Quelle trace Collomb va-t-il laisser à l’Intérieur ? Celle d’un ministre à « mi-temps », comme le surnommaient les mauvaises langues à Beauvau, tant il multipliait les allers-retours dans sa ville de cœur ; d’un ministre qui a fait de la loi asile-immigration une priorité absolue, qui a parlé de « benchmarking » au sujet des migrants choisissant leur pays européen, fissurant un peu plus la majorité tout en s’assurant une certaine popularité auprès des Français particulièrement sensibles à cette thématique. « Comment parler de valeurs républicaines alors qu’on ne trouve plus que des produits maliens dans une épicerie de Sevran », lançait-il aux directeurs de son ministère, qu’il avait réunis pour les remobiliser après l’annonce de son départ programmé. Lors de cette réunion, le ministre est apparu « goguenard », « fier de lui », comme quelqu’un qui « avait l’air d’avoir fait un mauvais coup ».

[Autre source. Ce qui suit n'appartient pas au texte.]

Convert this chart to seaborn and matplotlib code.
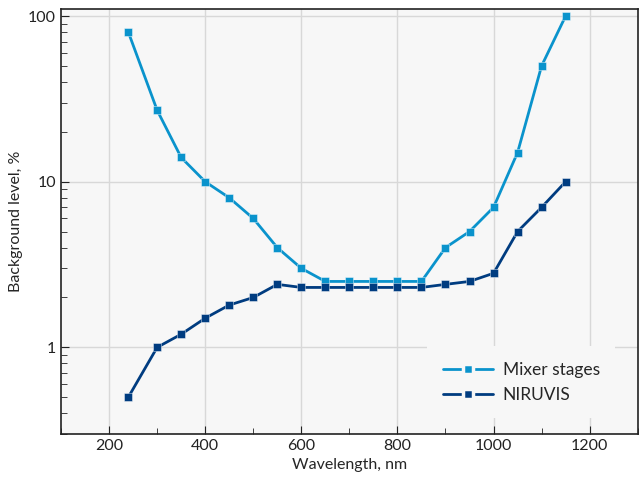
import numpy as np
import pandas as pd
import matplotlib
matplotlib.use("Agg")
import matplotlib.pyplot as plt
import seaborn as sns
from matplotlib.ticker import MultipleLocator, LogLocator, NullFormatter, FixedLocator, FixedFormatter

# values
wavelength = [240, 300, 350, 400, 450, 500, 550, 600, 650, 700, 750, 800, 850,
              900, 950, 1000, 1050, 1100, 1150]
mixer_stages = [80, 27, 14, 10, 8, 6, 4, 3, 2.5, 2.5, 2.5, 2.5, 2.5,
                4, 5, 7, 15, 50, 100]
niruvis = [0.5, 1.0, 1.2, 1.5, 1.8, 2.0, 2.4, 2.3, 2.3, 2.3, 2.3, 2.3, 2.3,
           2.4, 2.5, 2.8, 5, 7, 10]
series_names = ["Mixer stages", "NIRUVIS"]
colors = ["#0a93cc", "#003c80"]
bg = "#f7f7f7"

df = pd.DataFrame({
    "wavelength": wavelength * 2,
    "level": mixer_stages + niruvis,
    "series": [series_names[0]] * len(wavelength) + [series_names[1]] * len(wavelength),
})

sns.set_style("ticks")
plt.rcParams["font.family"] = ["Lato", "DejaVu Sans"]
plt.rcParams["font.size"] = 11

fig = plt.figure(figsize=(6.39, 4.82), dpi=100)
ax = fig.add_axes([0.0955, 0.0996, 0.9025, 0.8814])
ax.set_facecolor(bg)

sns.lineplot(data=df, x="wavelength", y="level", hue="series", palette=colors,
             marker="s", markersize=5.8, markeredgewidth=0.6, markeredgecolor="#ffffff80",
             linewidth=2, ax=ax, legend=True)

ax.set_yscale("log")
ax.set_xlim(100, 1300)
ax.set_ylim(0.3, 110)

ax.xaxis.set_major_locator(MultipleLocator(200))
ax.xaxis.set_minor_locator(MultipleLocator(100))
ax.yaxis.set_major_locator(FixedLocator([1, 10, 100]))
ax.yaxis.set_major_formatter(FixedFormatter(["1", "10", "100"]))
ax.yaxis.set_minor_locator(LogLocator(base=10, subs=np.arange(2, 10)))
ax.yaxis.set_minor_formatter(NullFormatter())

ax.grid(True, which="major", color="#d8d8d8", linewidth=1)
ax.set_axisbelow(True)
ax.tick_params(which="both", direction="in", colors="#222222", labelsize=11.5)
ax.tick_params(which="major", length=6)
ax.tick_params(which="minor", length=4)
for s in ax.spines.values():
    s.set_color("#222222")
    s.set_linewidth(1.2)

ax.set_xlabel("Wavelength, nm", fontsize=11.5)
ax.set_ylabel("Background level, %", fontsize=11.5)

handles, labels = ax.get_legend_handles_labels()
leg = ax.legend(handles, labels, loc="upper left", bbox_to_anchor=(0.635, 0.206),
                frameon=True, fancybox=False, facecolor=bg, edgecolor="none",
                framealpha=1, fontsize=12.5, handlelength=2.9, handletextpad=0.55,
                borderpad=0.9, borderaxespad=0.0)
# gap between line and marker in the legend keys
for h in leg.legend_handles:
    h.set_markeredgecolor(bg)
    h.set_markeredgewidth(2.5)
    h.set_markersize(7)

fig.savefig("out.png", dpi=100)
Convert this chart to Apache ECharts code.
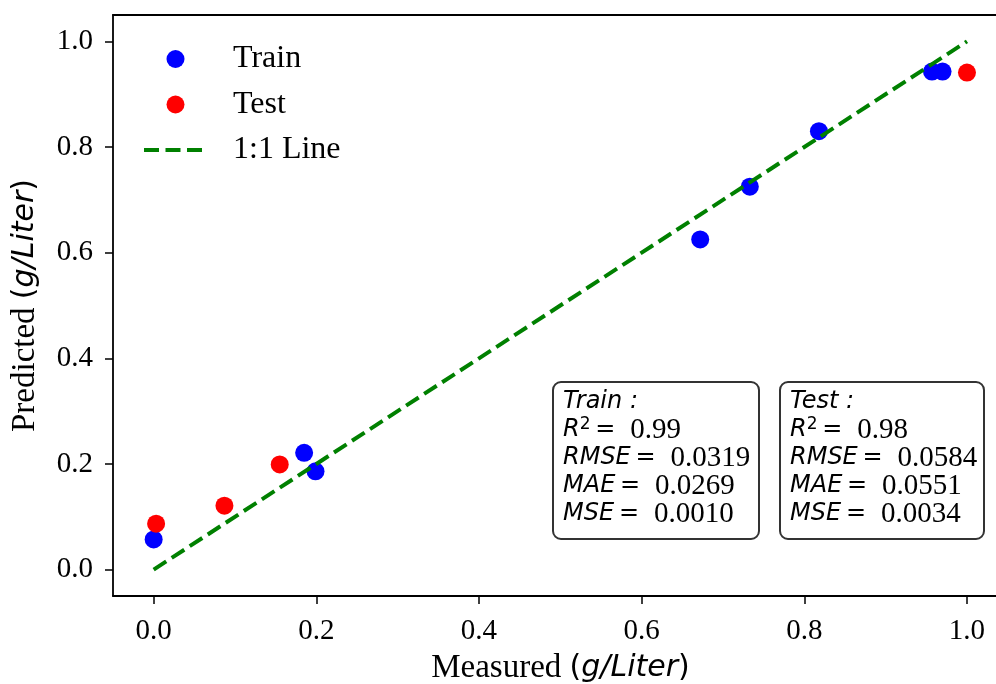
<!DOCTYPE html>
<html><head><meta charset="utf-8">
<script src="https://cdn.jsdelivr.net/npm/echarts@6/dist/echarts.min.js"></script>
<style>html,body{margin:0;padding:0;background:#fff}#c{width:996px;height:684px}</style>
</head><body><div id="c"></div>
<script>
const trainMeasured  = [0.000, 0.185, 0.199, 0.672, 0.733, 0.818, 0.957, 0.970];
const trainPredicted = [0.057, 0.221, 0.186, 0.625, 0.725, 0.830, 0.943, 0.943];
const testMeasured   = [0.003, 0.087, 0.155, 1.000];
const testPredicted  = [0.087, 0.121, 0.199, 0.941];
const lineX = [0, 1];
const lineY = [0, 1];
const tickValues = [0, 0.2, 0.4, 0.6, 0.8, 1.0];
const statNames = ['R', 'RMSE', 'MAE', 'MSE'];
const trainStats = ['0.99', '0.0319', '0.0269', '0.0010'];
const testStats  = ['0.98', '0.0584', '0.0551', '0.0034'];

const serif = 'Liberation Serif';
const mathF = 'DejaVu Sans';

function pairs(xs, ys) { return xs.map((x, i) => [x, ys[i]]); }

const nameRich = {
  a: {fontFamily: serif, fontSize: 33, color: '#000'},
  p: {fontFamily: mathF, fontSize: 30, color: '#000'},
  b: {fontFamily: mathF, fontStyle: 'italic', fontSize: 30, color: '#000'}
};

function boxText(title, stats) {
  const lines = ['{m|' + title + ' :}'];
  statNames.forEach((n, i) => {
    if (i === 0) lines.push('{m|R}{s|2}{m|\u2009= }{n| ' + stats[i] + '}');
    else lines.push('{m|' + n + '\u2009= }{n| ' + stats[i] + '}');
  });
  return lines.join('\n');
}
const boxRich = {
  m: {fontFamily: mathF, fontStyle: 'italic', fontSize: 24, lineHeight: 28, fill: '#000'},
  s: {fontFamily: mathF, fontSize: 17, lineHeight: 17, verticalAlign: 'top', fill: '#000'},
  n: {fontFamily: serif, fontSize: 29, lineHeight: 28, fill: '#000'}
};
function makeBox(x, y, w, h, title, stats) {
  return {
    type: 'group', left: x, top: y,
    children: [
      {type: 'rect', shape: {x: 0, y: 0, width: w, height: h, r: 8},
       style: {fill: '#fff', stroke: '#333', lineWidth: 2}},
      {type: 'text', x: 10, y: 6,
       style: {text: boxText(title, stats), rich: boxRich, fill: '#000'}}
    ]
  };
}

const axisLineStyle = {color: '#000', width: 1.8};
const chart = echarts.init(document.getElementById('c'), null, {renderer: 'canvas'});
chart.setOption({
  animation: false,
  backgroundColor: '#fff',
  grid: {left: 113, top: 15, right: 0, bottom: 88, show: false, containLabel: false, outerBoundsMode: 'none'},
  xAxis: [{
    type: 'value', min: -0.05, max: 1.0357, position: 'bottom',
    splitLine: {show: false},
    axisLine: {show: true, onZero: false, lineStyle: axisLineStyle},
    axisTick: {show: true, length: 8, customValues: tickValues, lineStyle: {color: '#000', width: 1.5}},
    axisLabel: {customValues: tickValues, formatter: v => v.toFixed(1),
                fontFamily: serif, fontSize: 29, color: '#000', margin: 21},
    name: '{a|Measured }{p|(}{b|g/Liter}{p|)}', nameLocation: 'middle', nameGap: 56,
    nameTextStyle: {rich: nameRich, padding: [0, 0, 0, 12]}
  }, {
    type: 'value', min: -0.05, max: 1.0357, position: 'top',
    splitLine: {show: false},
    axisLine: {show: true, onZero: false, lineStyle: axisLineStyle},
    axisTick: {show: false}, axisLabel: {show: false}
  }],
  yAxis: {
    type: 'value', min: -0.05, max: 1.05,
    splitLine: {show: false},
    axisLine: {show: true, onZero: false, lineStyle: axisLineStyle},
    axisTick: {show: true, length: 8, customValues: tickValues, lineStyle: {color: '#000', width: 1.5}},
    axisLabel: {customValues: tickValues, formatter: v => v.toFixed(1),
                fontFamily: serif, fontSize: 29, color: '#000', margin: 20},
    name: '{a|Predicted }{p|(}{b|g/Liter}{p|)}', nameLocation: 'middle', nameGap: 71,
    nameTextStyle: {rich: nameRich}
  },
  legend: {
    orient: 'vertical', left: 137, top: 38,
    itemWidth: 63, itemHeight: 18, itemGap: 13.5,
    textStyle: {fontFamily: serif, fontSize: 32, color: '#000', padding: [0, 0, 0, 21]},
    data: [
      {name: 'Train'},
      {name: 'Test'},
      {name: '1:1 Line', itemStyle: {color: 'rgba(0,0,0,0)', opacity: 0},
       lineStyle: {color: '#008000', width: 4, type: [15, 6.5]}}
    ]
  },
  series: [
    {name: 'Train', type: 'scatter', data: pairs(trainMeasured, trainPredicted),
     symbol: 'circle', symbolSize: 18, itemStyle: {color: '#0000ff', opacity: 1}, z: 2},
    {name: 'Test', type: 'scatter', data: pairs(testMeasured, testPredicted),
     symbol: 'circle', symbolSize: 18, itemStyle: {color: '#ff0000', opacity: 1}, z: 2},
    {name: '1:1 Line', type: 'line', data: pairs(lineX, lineY), symbol: 'none',
     lineStyle: {color: '#008000', width: 4, type: [15, 6.5]}, itemStyle: {color: '#008000'}, z: 5}
  ],
  graphic: [
    makeBox(552, 381, 206, 157, 'Train', trainStats),
    makeBox(779, 381, 204, 157, 'Test', testStats)
  ]
});
</script></body></html>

Il laissera aussi l’image d’un ministre qui n’a jamais réussi à endosser le costume de premier flic de France, celle d’un ministre qui, selon plusieurs connaisseurs du dossier, a reculé des quatre fers pour entamer le processus de consultation de la réforme de l’islam de France, pourtant érigé en priorité du quinquennat par Macron, celle aussi d’un ministre qui a aussi tout fait pour associer son nom à celui de la police de sécurité de quartiers (PSQ) avant de partir. Mais surtout celle d’un ministre qui a ouvert la porte du nouveau monde avant de la claquer derrière lui.